Mr. Khan Yasir has repudiated convincingly the fashionable hypothesis concerning immediate human origin. (Radiance, 24-30 May 2009) He has quoted Darwin himself who sheepishly concedes where he is the most vulnerable. “We do not find intermediate varieties.”
“I have created jinns and men in order that they may worship and serve me,” God says in the Qur’ān, 51:56. The additional reference to jinns is not without significance. Just as God is the Creator of the jinns, He is the Creator of mankind too. However, Darwin’s hypothesis is silent on the issue of the ‘evolution’ of the jinns; it does not envisage any invisible category of created beings.
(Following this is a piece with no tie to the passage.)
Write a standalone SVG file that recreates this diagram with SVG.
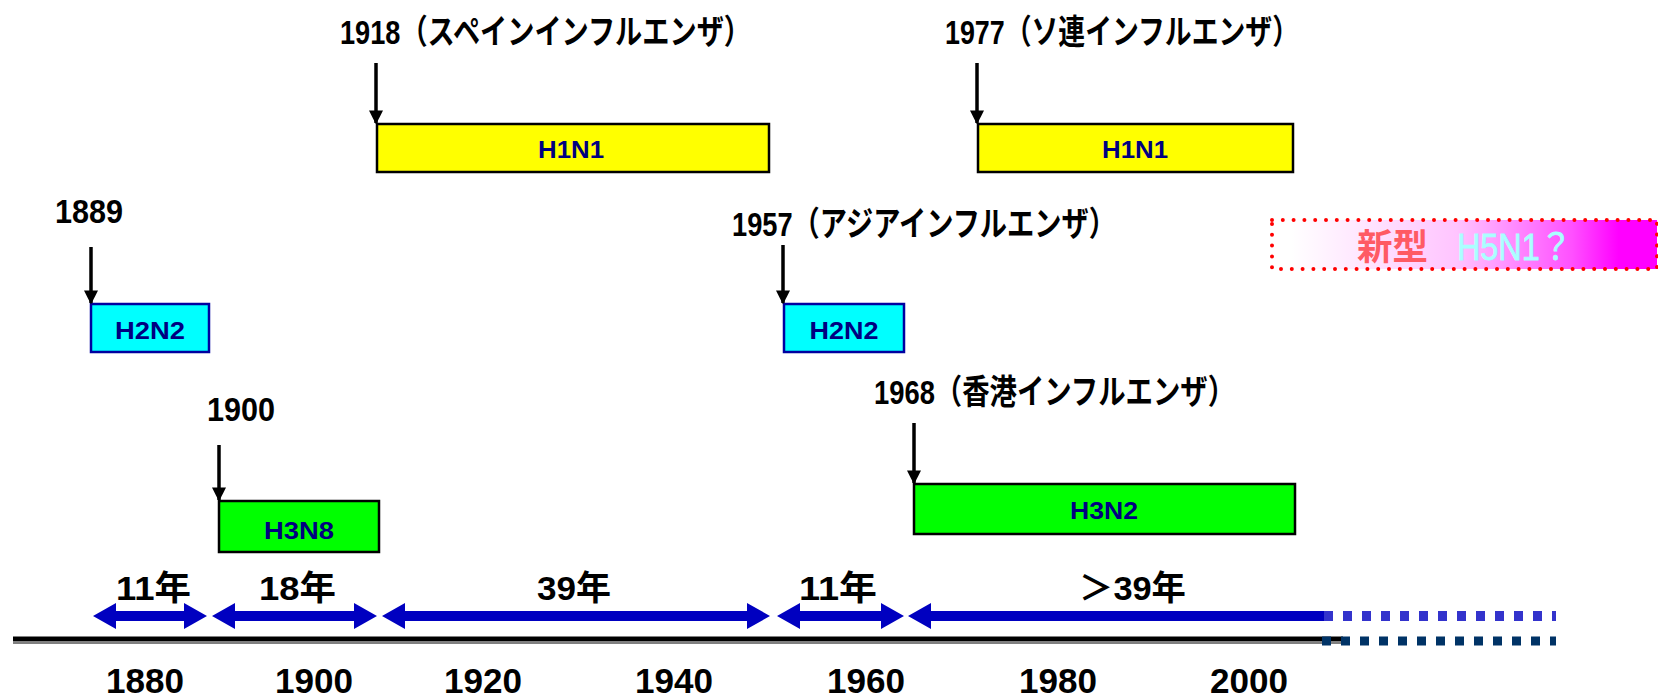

In the very first Revelation, God is introduced as the Creator of all things in general and of mankind in particular. The specific material from which man comes into being is Alaqa. The selection of this material from among the materials mentioned in various places in the Qur’ān is again not without significance. Alaqa is a term taken from the science of sex and procreation. This term denotes sexual exclusiveness as a distinguishing mark of a species. Alaqa will not be formed if man has sex with any other species, including monkeys, and so a human baby will not be born. Khalaq alinsana min alaq seems to imply that God has created man as a distinct species.
Polytheism reduces the importance of one true God. So does the hypothesis of evolution. A believer cannot but feel dubious of both.